I’ve heard some sad stories recently. With my son now nearing the end of high school, I’m hearing more and more about parents who abruptly decide to step away from their kids, leaving teenagers to fend for themselves as they reach 18. I cannot decide where the problem lies, if it’s with the teens who, at this stage of their development, are intent on pushing our boundaries (and can certainly drive us crazy at times), or if the fault lies with parents who have grown weary of their job; as if parenting is some part-time gig that we can opt out of at any time.

By way of example, one mom told me of her child’s friend whose parents abruptly decided they would not support her through college. They made this announcement just weeks before the young woman was to start her second year of classes at the University of Memphis. Not only did they pull the rug out from under her financially, they also announced they would no longer be providing a home for her.

According to my friend, she was a decent kid, hard working and honest, except now she had to scramble to figure out how to earn her keep and fund her dreams to attend college. With $200 in her bank account. Her parents did tell her she’d be welcome to visit during the holidays.

Wait, what?  

And then there my son's friend, a nice, decent kid who often visited our house and made me laugh with his Eddie Haskellesque demeanor. Around the table at dinner, we’d often have discussions, either debating the latest news headlines or talking about relationships. He always weighed in with thoughtful insights. And this boy understood responsibility, he wasn’t a shirker. He routinely did his father’s bidding, obediently, dutifully. He was a regular on the weekend graveyard shift at his father’s business because that was what was expected of him. While his friends would hang out on a Saturday night, he’d be pulling a shift.

On the upside, he always had money in his pocket. And he never batted an eyelash at paying his own way. I respected that about him immensely. And yet, his father angrily turned his back on him one day when the boy had the audacity to challenge his authority. Not unlike most teens, it’s part of growing up. Yet not only did the father lash out against his son, he ultimately disowned him. He devalued that teen’s loyalty and pride in a single, swift act.

What would it take for you to contemplate such a ruthless act? How many of us could honestly walk away from our children? I can’t imagine.

Conversely, I recently learned that an acquaintance of mine received a beautiful bouquet of red roses from her parents. The bouquet wasn’t just a dozen stems either; there were 40 in all, with a note that read, “We’re sending a rose for each year you’ve brought joy to our lives.” The girl was humbled by their demonstration of love and belief in her. What a contrast.

The question is, how do we raise healthy children?
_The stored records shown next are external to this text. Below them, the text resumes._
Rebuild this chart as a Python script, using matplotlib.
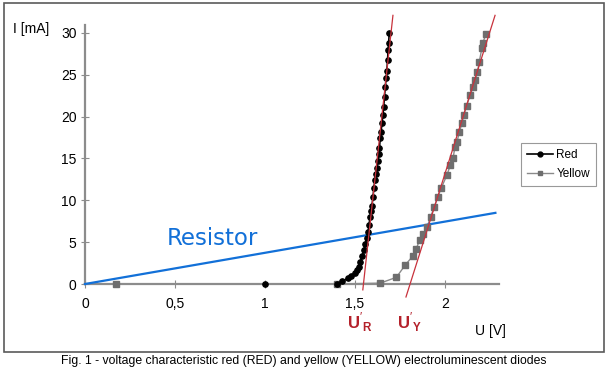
import numpy as np
import matplotlib
matplotlib.use("Agg")
import matplotlib.pyplot as plt
from matplotlib.patches import Rectangle
from matplotlib.lines import Line2D

plt.rcParams['font.family'] = ['Liberation Sans', 'DejaVu Sans']
plt.rcParams['mathtext.fontset'] = 'custom'
plt.rcParams['mathtext.rm'] = 'Liberation Sans'
plt.rcParams['mathtext.bf'] = 'Liberation Sans:bold'

# measured points, red LED (U [V], I [mA])
red_u = [1.00, 1.40, 1.43, 1.46, 1.48, 1.50, 1.51, 1.52, 1.53, 1.54, 1.55, 1.556,
         1.565, 1.572, 1.578, 1.583, 1.589, 1.594, 1.600, 1.605, 1.610, 1.615,
         1.620, 1.626, 1.631, 1.636, 1.640, 1.645, 1.650, 1.655, 1.659, 1.664,
         1.668, 1.673, 1.677, 1.681, 1.684, 1.687, 1.690]
red_i = [0.0, 0.0, 0.3, 0.7, 1.0, 1.3, 1.7, 2.0, 2.6, 3.4, 4.1, 4.8,
         5.5, 6.2, 7.0, 8.0, 8.7, 9.3, 10.4, 11.5, 12.4, 13.1,
         13.9, 14.7, 15.5, 16.2, 17.4, 18.2, 19.2, 20.2, 21.1, 22.4,
         23.5, 24.6, 25.5, 26.8, 28.0, 28.8, 30.0]

# measured points, yellow LED
yel_u = [0.17, 1.40, 1.64, 1.73, 1.78, 1.82, 1.84, 1.86, 1.88, 1.90, 1.92, 1.94,
         1.96, 1.98, 2.01, 2.03, 2.045, 2.055, 2.067, 2.08, 2.094, 2.105, 2.12,
         2.14, 2.155, 2.167, 2.18, 2.19, 2.205, 2.21, 2.228]
yel_i = [0.0, 0.0, 0.1, 0.8, 2.3, 3.3, 4.2, 5.3, 6.0, 6.8, 8.0, 9.2,
         10.4, 11.5, 13.0, 14.2, 15.0, 16.4, 17.0, 18.2, 19.2, 20.2, 21.3,
         22.6, 23.5, 24.4, 25.3, 26.5, 28.2, 28.8, 29.9]

# tangents: knee voltage U' [V] and slope [mA/V]
red_knee, red_slope = 1.547, 196.0
yel_knee, yel_slope = 1.806, 68.0
red_tan_i = [-0.7, 32.1]
yel_tan_i = [-1.55, 32.1]

# resistor load line
res_u = [0.0, 2.28]
res_i = [0.0, 8.5]

x_ticks = [0, 0.5, 1, 1.5, 2]
x_tick_labels = ['0', '0,5', '1', '1,5', '2']
y_ticks = [0, 5, 10, 15, 20, 25, 30]

W, H = 606, 374
fig = plt.figure(figsize=(W / 100, H / 100), dpi=100)
ax = fig.add_axes([85 / W, 90 / H, 414 / W, 258.6 / H])
ax.set_xlim(0, 2.3)
ax.set_ylim(0, 30.9)

axis_grey = '#8c8c8c'
for s in ['top', 'right']:
    ax.spines[s].set_visible(False)
for s in ['left', 'bottom']:
    ax.spines[s].set_color(axis_grey)
    ax.spines[s].set_linewidth(1.6)
    ax.spines[s].set_zorder(2.5)
ax.tick_params(direction='inout', length=6, width=0.8, color=axis_grey,
               labelsize=10)
ax.tick_params(axis='x', pad=6)
ax.tick_params(axis='y', pad=3)
ax.set_xticks(x_ticks)
ax.set_xticklabels(x_tick_labels)
ax.set_yticks(y_ticks)

# data: lines under the axis, markers on top
yel_line_c, yel_mark_c = '#8a8a8a', '#6e6e6e'
ax.plot(yel_u, yel_i, color=yel_line_c, lw=1.0, zorder=2, clip_on=False)
ax.plot(yel_u, yel_i, ls='none', marker='s', ms=4, mfc=yel_mark_c,
        mec=yel_mark_c, zorder=4, clip_on=False)
ax.plot(red_u, red_i, color='black', lw=1.2, zorder=2.2, clip_on=False)
ax.plot(red_u, red_i, ls='none', marker='o', ms=3.8, mfc='black',
        mec='black', zorder=4.5, clip_on=False)

# tangents
tan_col = '#c8323c'
r_i = np.array(red_tan_i)
ax.plot(red_knee + r_i / red_slope, r_i, color=tan_col, lw=0.9, zorder=5, clip_on=False)
y_i = np.array(yel_tan_i)
ax.plot(yel_knee + y_i / yel_slope, y_i, color=tan_col, lw=0.9, zorder=5, clip_on=False)

# resistor line
blue = '#1270d8'
ax.plot(res_u, res_i, color=blue, lw=1.6, zorder=3, clip_on=False)
ax.text(0.456, 5.4, 'Resistor', color=blue, fontsize=16.5, family='DejaVu Sans',
        va='center', ha='left')

# axis labels
fig.text(13 / W, 1 - 29 / H, 'I [mA]', fontsize=10, va='center', ha='left')
fig.text(475 / W, 1 - 331 / H, 'U [V]', fontsize=10, va='center', ha='left')

# U' labels
lab_col = '#b4202a'
fig.text(347 / W, 1 - 322 / H, r"$\mathbf{U}'_{\mathbf{R}}$", fontsize=12,
         color=lab_col, va='center', ha='left')
fig.text(397 / W, 1 - 322 / H, r"$\mathbf{U}'_{\mathbf{Y}}$", fontsize=12,
         color=lab_col, va='center', ha='left')

# legend
handles = [Line2D([], [], color='black', lw=1.2, marker='o', ms=3.5),
           Line2D([], [], color=yel_line_c, lw=1.0, marker='s', ms=3.5,
                  mfc=yel_mark_c, mec=yel_mark_c)]
leg = fig.legend(handles, ['Red', 'Yellow'], loc='upper left',
                 bbox_to_anchor=(521 / W, 1 - 143 / H), fontsize=8.5,
                 frameon=True, fancybox=False, handlelength=2.2,
                 handletextpad=0.3, borderpad=0.5, labelspacing=0.6,
                 borderaxespad=0)
leg.get_frame().set_edgecolor('#808080')
leg.get_frame().set_linewidth(0.8)

# outer frame
fig.patches.append(Rectangle((4 / W, 1 - 352 / H), 600 / W, 349 / H,
                             transform=fig.transFigure, fill=False,
                             edgecolor='#5a5a5a', lw=1.2))

fig.text(304 / W, 1 - 361 / H,
         'Fig. 1 - voltage characteristic red (RED) and yellow (YELLOW) electroluminescent diodes',
         fontsize=8.8, ha='center', va='center')

fig.savefig('out.png', dpi=100)
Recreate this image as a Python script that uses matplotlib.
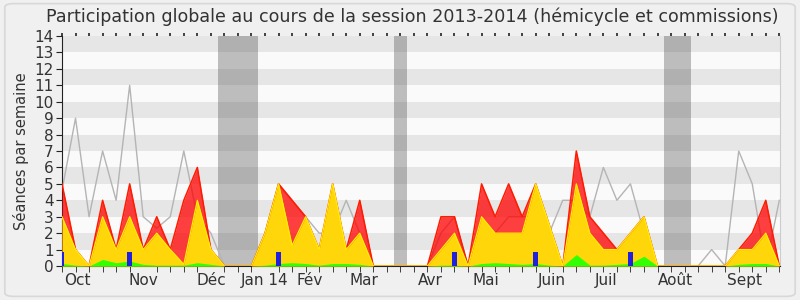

How do we ensure that our kids grow up to be mature, loving, responsible adults, ones who feel secure and able to fully love — and be worthy of being loved — by another? We want our children to become adults who view themselves as deserving of love. I think parents who abandon their children send a message that that their child is unworthy of such devotion. I have to wonder how that message will color their choice in dating or marriage partners.

Love isn’t something we turn on and off like a faucet. As a parent, our love needs to be unwavering, a solid foundation that our kids can build on and know is always there, to fall back on when life hurls its worst.

One of my mother’s common phrases was, “I love you, but I don’t like how you’re acting right now.” That comment covers a world of ills. It says to the child, “I will always be here for you, but you need to clean up your act.” It sets a boundary, which we all need, but assures that their love endures. Conversely, by turning our backs on our kids, we send a message that ultimately says,

“You are unworthy of my love.”

The world is tough enough without saddling our kids with a sense of failure as they launch into adulthood. Especially when that failure is ours.